И наконец, момент, представляющий интерес для истории предпосылок российского книгопечатания. Прозвище мастера прозрачно указывает, по крайней мере, на профессию отца. Как кажется, пряничное дело не фигурирует в числе материально-технических предпосылок книгопечатания в России, хотя трудно указать (наряду с набойкой) более близкий аналог типографской ксилогравюре, чем пряничные доски, известные с XVI в.[779]
Разумеется, участие Ивана Пряничника в работе возрожденной казанской типографии ничем не может быть доказано (впрочем, равно недоказуемо и обратное). Можно было бы апеллировать к тверским корням и связям первых представителей казанской иерархии[780], но этот аргумент, убедительный для 1550-1560-х гг., едва ли сохраняет значение для 1580-1590-х. Более важно в этом смысле другое. Свидетельство «чуда» Евфросинии Суздальской в сочетании с сохранившимися «казанскими тетратями» лишний раз напоминает, что история российского книгопечатания в первые полстолетия его существования отнюдь не исчерпывается полуофициальной версией «Сказания известна о воображении книг печатного дела». По крайней мере, часть людей, прошедших выучку в анонимной типографии, печатнях Ивана Федорова, Никифора Тарасиева и Андроника Невежи, вынужденно оставшись не у дел, сохранили тем не менее навыки и при благоприятных условиях (как показывает опыт самого удачливого из этих печатников — Андроника Тимофеева) могли вновь обратиться к освоенному некогда ремеслу.В то же время окказиональный характер книгопечатания между 1568 и 1588 гг., отсутствие общения на практической почве между мастерами различной выучки должны были способствовать консервации полиграфических приемов, выработанных в начале деятельности каждого из них. Вероятно, этим и объясняется возрождение в Казани архаичных приемов середины XVI в. треть столетия спустя.
За полудетективными перипетиями выяснения обстоятельств деятельности загадочной типографии и розыска уникальных в полном смысле экземпляров ее продукции нетрудно упустить из виду беспрецедентный характер издания. Общеизвестно, что продукция российских печатников до второй четверти XVII в. состояла из литургических книг и книг для обучения вере и грамоте[781]
. В этом смысле казанские издания находятся вполне в русле традиции. Однако практика издания отдельной службы святому или иконе совершенно не типична как для периода XVI — первой четверти XVII в., так и для более позднего времени. Ни одна из чтимых святынь Московского царства, включая главную — чудотворный Владимирский образ Богоматери, не удостоилась такой чести. Единственный (позднейший) аналог казанскому изданию — Служба в честь принесения в Москву одной из известнейших христианских святынь — Ризы Господней, напечатанная в Москве в 1625 г.
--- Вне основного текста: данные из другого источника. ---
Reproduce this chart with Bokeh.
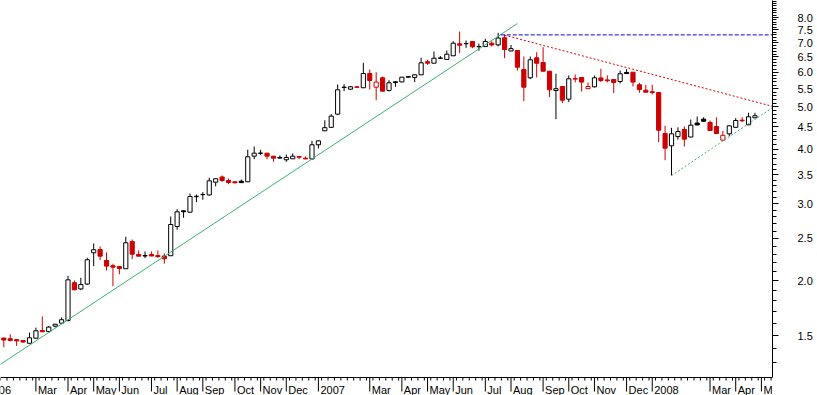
import numpy as np
from bokeh.plotting import figure
from bokeh.models import (Range1d, FixedTicker, NumeralTickFormatter, ColumnDataSource, Span)
from bokeh.core.properties import value
from bokeh.embed import file_html
from bokeh.resources import INLINE

# ---- weekly OHLC ----
opens = [1.48, 1.475, 1.468, 1.461, 1.44, 1.479, 1.54, 1.532, 1.576, 1.601,
         1.624, 1.981, 1.917, 1.967, 2.319, 2.359, 2.227, 2.166, 2.157, 2.132,
         2.461, 2.298, 2.28, 2.298, 2.285, 2.28, 2.283, 2.663, 2.892, 2.871,
         3.115, 3.148, 3.144, 3.362, 3.456, 3.392, 3.37, 3.38, 3.37, 3.856,
         3.912, 3.917, 3.856, 3.83, 3.783, 3.803, 3.85, 3.815, 3.80, 4.094,
         4.407, 4.488, 4.81, 5.535, 5.486, 5.555, 5.526, 5.958, 5.544, 5.824,
         5.448, 5.703, 5.70, 5.86, 5.836, 5.917, 6.337, 6.29, 6.455, 6.414,
         6.54, 6.966, 6.97, 7.051, 6.86, 6.864, 6.988, 6.925, 7.19, 6.707,
         6.725, 6.082, 5.824, 6.471, 6.313, 6.03, 5.448, 5.563, 5.205, 5.80,
         5.832, 5.50, 5.555, 5.82, 5.76, 5.772, 5.712, 5.99, 5.999, 5.615,
         5.457, 5.41, 5.391, 4.345, 4.072, 4.274, 4.437, 4.265, 4.59, 4.684,
         4.603, 4.507, 4.195, 4.337, 4.488, 4.66, 4.548, 4.719]
highs = [1.485, 1.51, 1.47, 1.462, 1.524, 1.564, 1.659, 1.578, 1.595, 1.65,
         2.054, 2.004, 2.033, 2.258, 2.435, 2.397, 2.323, 2.189, 2.16, 2.523,
         2.487, 2.347, 2.335, 2.335, 2.347, 2.31, 2.807, 2.917, 2.895, 3.168,
         3.152, 3.19, 3.443, 3.43, 3.483, 3.428, 3.372, 3.41, 3.988, 4.058,
         3.988, 3.925, 3.86, 3.87, 3.89, 3.91, 3.855, 3.85, 4.18, 4.19,
         4.657, 4.81, 5.623, 5.632, 5.58, 5.56, 6.303, 6.085, 5.999, 5.863,
         5.751, 5.71, 5.85, 5.87, 5.93, 6.471, 6.404, 6.69, 6.53, 6.725,
         7.062, 7.432, 7.088, 7.06, 6.97, 7.152, 7.062, 7.38, 7.315, 6.925,
         6.73, 6.516, 6.516, 6.665, 6.843, 6.04, 5.95, 5.57, 5.898, 5.93,
         5.84, 5.684, 5.898, 6.107, 5.898, 5.78, 6.053, 6.094, 6.0, 5.673,
         5.615, 5.615, 5.40, 4.524, 4.477, 4.488, 4.51, 4.677, 4.751, 4.73,
         4.652, 4.727, 4.407, 4.53, 4.71, 4.735, 4.845, 4.845]
lows = [1.41, 1.455, 1.42, 1.443, 1.44, 1.475, 1.528, 1.524, 1.565, 1.598,
        1.615, 1.905, 1.904, 1.957, 2.161, 2.231, 2.112, 1.945, 2.071, 2.13,
        2.242, 2.275, 2.254, 2.278, 2.258, 2.19, 2.28, 2.617, 2.788, 2.865,
        3.027, 3.065, 3.131, 3.29, 3.367, 3.327, 3.339, 3.35, 3.365, 3.795,
        3.876, 3.795, 3.743, 3.81, 3.743, 3.80, 3.795, 3.795, 3.79, 4.015,
        4.40, 4.48, 4.785, 5.428, 5.47, 5.535, 5.52, 5.477, 5.177, 5.42,
        5.42, 5.555, 5.69, 5.84, 5.694, 5.91, 6.237, 6.285, 6.43, 6.41,
        6.53, 6.63, 6.82, 6.807, 6.715, 6.86, 6.864, 6.87, 6.457, 6.70,
        6.053, 5.15, 5.784, 5.836, 6.02, 5.26, 4.684, 5.099, 5.125, 5.684,
        5.42, 5.49, 5.535, 5.694, 5.684, 5.371, 5.651, 5.95, 5.563, 5.383,
        5.39, 5.335, 4.15, 3.775, 3.483, 4.206, 4.057, 4.26, 4.539, 4.62,
        4.41, 4.33, 4.19, 4.281, 4.48, 4.611, 4.54, 4.71]
closes = [1.465, 1.462, 1.458, 1.45, 1.482, 1.538, 1.53, 1.568, 1.592, 1.63,
          2.011, 1.908, 1.963, 2.235, 2.356, 2.278, 2.162, 2.150, 2.135, 2.444,
          2.302, 2.278, 2.285, 2.28, 2.272, 2.247, 2.691, 2.877, 2.878, 3.119,
          3.122, 3.152, 3.387, 3.424, 3.392, 3.357, 3.352, 3.354, 3.843, 3.917,
          3.92, 3.856, 3.815, 3.817, 3.829, 3.856, 3.835, 3.80, 4.094, 4.18,
          4.48, 4.76, 5.468, 5.545, 5.555, 5.54, 5.958, 5.742, 5.694, 5.428,
          5.673, 5.68, 5.843, 5.845, 5.917, 6.303, 6.29, 6.457, 6.465, 6.595,
          6.988, 6.915, 6.975, 6.857, 6.865, 7.051, 6.925, 7.181, 6.76, 6.79,
          6.159, 5.544, 6.404, 6.29, 6.03, 5.468, 5.50, 5.177, 5.794, 5.785,
          5.694, 5.563, 5.824, 5.742, 5.735, 5.684, 5.949, 5.955, 5.694, 5.477,
          5.40, 5.392, 4.42, 4.021, 4.337, 4.391, 4.217, 4.539, 4.545, 4.635,
          4.414, 4.345, 4.303, 4.524, 4.652, 4.645, 4.744, 4.77]

# month axis: label and the weekly bar where the month starts
month_labels = ["2006", "Mar", "Apr", "May", "Jun", "Jul", "Aug", "Sep", "Oct", "Nov", "Dec",
                "2007", "Mar", "Apr", "May", "Jun", "Jul", "Aug", "Sep", "Oct", "Nov", "Dec",
                "2008", "Mar", "Apr", "M"]
month_bars = [-3, 5, 10, 14, 18, 23, 27, 31, 36, 40, 44,
              49, 57, 62, 66, 70, 75, 79, 84, 88, 92, 97,
              101, 110, 114, 118]

# price axis labels
y_major = [1.5, 2.0, 2.5, 3.0, 3.5, 4.0, 4.5, 5.0, 5.5, 6.0, 6.5, 7.0, 7.5, 8.0]

# trend lines (bar index, price)
support_x, support_y = [-0.6, 80], [1.287, 7.75]
resist_x, resist_y = [77.4, 120], [7.30, 7.30]
down_x, down_y = [78, 120], [7.29, 5.0]
up_x, up_y = [104, 120], [3.48, 5.01]

RED = "#cc0000"
BLACK = "#000000"
FONT = "Liberation Sans"

# price at the x-axis line and pixels per unit of ln(price)
Y_LOW, Y_HIGH = 1.2027, 8.749
PX_PER_LN = 190.0


def below_axis(px):
    """price that lies px screen pixels below the x-axis line"""
    return Y_LOW * np.exp(-px / PX_PER_LN)


n = len(closes)
idx = list(range(n))
prev_close = [opens[0]] + closes[:-1]
line_col = [RED if c < pc else BLACK for c, pc in zip(closes, prev_close)]
fill_col = [lc if c < o else "white" for c, o, lc in zip(closes, opens, line_col)]
src = ColumnDataSource(dict(
    x=idx, high=highs, low=lows,
    top=[max(o, c) for o, c in zip(opens, closes)],
    bottom=[min(o, c) for o, c in zip(opens, closes)],
    line=line_col, fill=fill_col))

p = figure(frame_width=772, frame_height=395, y_axis_type="log", y_axis_location="right",
           x_axis_location=None,
           x_range=Range1d(-0.514, 119.73), y_range=Range1d(below_axis(18), Y_HIGH),
           output_backend="svg", toolbar_location=None,
           min_border_left=0, min_border_top=0, min_border_right=45, min_border_bottom=0)
p.outline_line_color = None
p.grid.visible = False
p.background_fill_color = "white"
p.border_fill_color = "white"

# candles
p.segment(x0="x", y0="low", x1="x", y1="high", line_color="line", line_width=1, source=src)
p.vbar(x="x", width=0.65, top="top", bottom="bottom", fill_color="fill",
       line_color="line", line_width=1, source=src)

# trend lines
p.line(support_x, support_y, line_color="#3cb371", line_width=1)
p.line(resist_x, resist_y, line_color="#0000ee", line_width=1, line_dash="4 2")
p.line(down_x, down_y, line_color="#e00000", line_width=1, line_dash="2 2")
p.line(up_x, up_y, line_color="#3cb371", line_width=1, line_dash="2 2")

# right price axis
ya = p.yaxis[0]
ya.bounds = (Y_LOW, Y_HIGH)
ya.ticker = FixedTicker(ticks=y_major,
                        minor_ticks=[round(v / 10, 1) for v in range(13, 88)])
ya.formatter = NumeralTickFormatter(format="0.0")
ya.major_tick_out = 6
ya.major_tick_in = 0
ya.minor_tick_out = 4
ya.minor_tick_in = 0
ya.major_label_standoff = 19
ya.major_label_text_font = FONT
ya.major_label_text_font_size = "11px"
ya.major_label_text_color = "black"
ya.axis_line_color = "black"

# bottom time axis: line, weekly ticks, month ticks and labels
p.add_layout(Span(location=Y_LOW, dimension="width", line_color="black", line_width=1))
week_edges = [i + 0.5 for i in range(-1, 120)]
p.segment(x0=week_edges, x1=week_edges, y0=[Y_LOW] * len(week_edges),
          y1=[below_axis(3)] * len(week_edges), line_color="black", line_width=1)
p.segment(x0=month_bars, x1=month_bars, y0=[Y_LOW] * len(month_bars),
          y1=[below_axis(14)] * len(month_bars), line_color="black", line_width=1)
p.text(x=month_bars, y=[below_axis(12)] * len(month_bars), text=month_labels,
       x_offset=2, text_align="left", text_baseline="alphabetic",
       text_font=value(FONT), text_font_size="11px", text_color="black")

open("out.html", "w").write(file_html(p, INLINE))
Тираж вышел до 13 ноября 1625 г., так как этим днем датирован документ архива Приказа книг печатного дела, что в переплете находится 91 экземпляр Службы [782]. Этот пример как нельзя лучше подчеркивает значение, которое в XVI в. придавалось Казанской иконе. Кстати, это единственный памятник русской гимнографии до XVII столетия, который не имеет сколько-либо заметной рукописной традиции, предшествующей изданию.Вопрос об авторстве Службы остается открытым. Естественно было бы считать ее создателем патриарха Гермогена, чья жизнь и судьба теснейшим образом связаны с этой чудотворной иконой, написавшего в 1594 г. Сказание о явлении и чудесах Казанского образа (как уже было сказано, список Сказания вошел в казанский конволют сразу за экземпляром Службы). Однако нельзя не заметить существенной разницы между Службой и Сказанием. В отличие от Сказания, имеющего устойчивое надписание имени автора в заглавии, Служба Казанской иконе и в изданиях, и в богатейшей более поздней рукописной традиции (XVII–XIX вв.) столь же устойчиво анонимна. Даже слава патриарха Гермогена как мученика за веру и оплот Церкви и государства в Смутное время не породила у его младших современников стремления связать Службу с его именем. Очевидно, что стилистический анализ (сопоставление со Сказанием) в данном случае ненадежен, поскольку Гермоген не мог не знать Службы.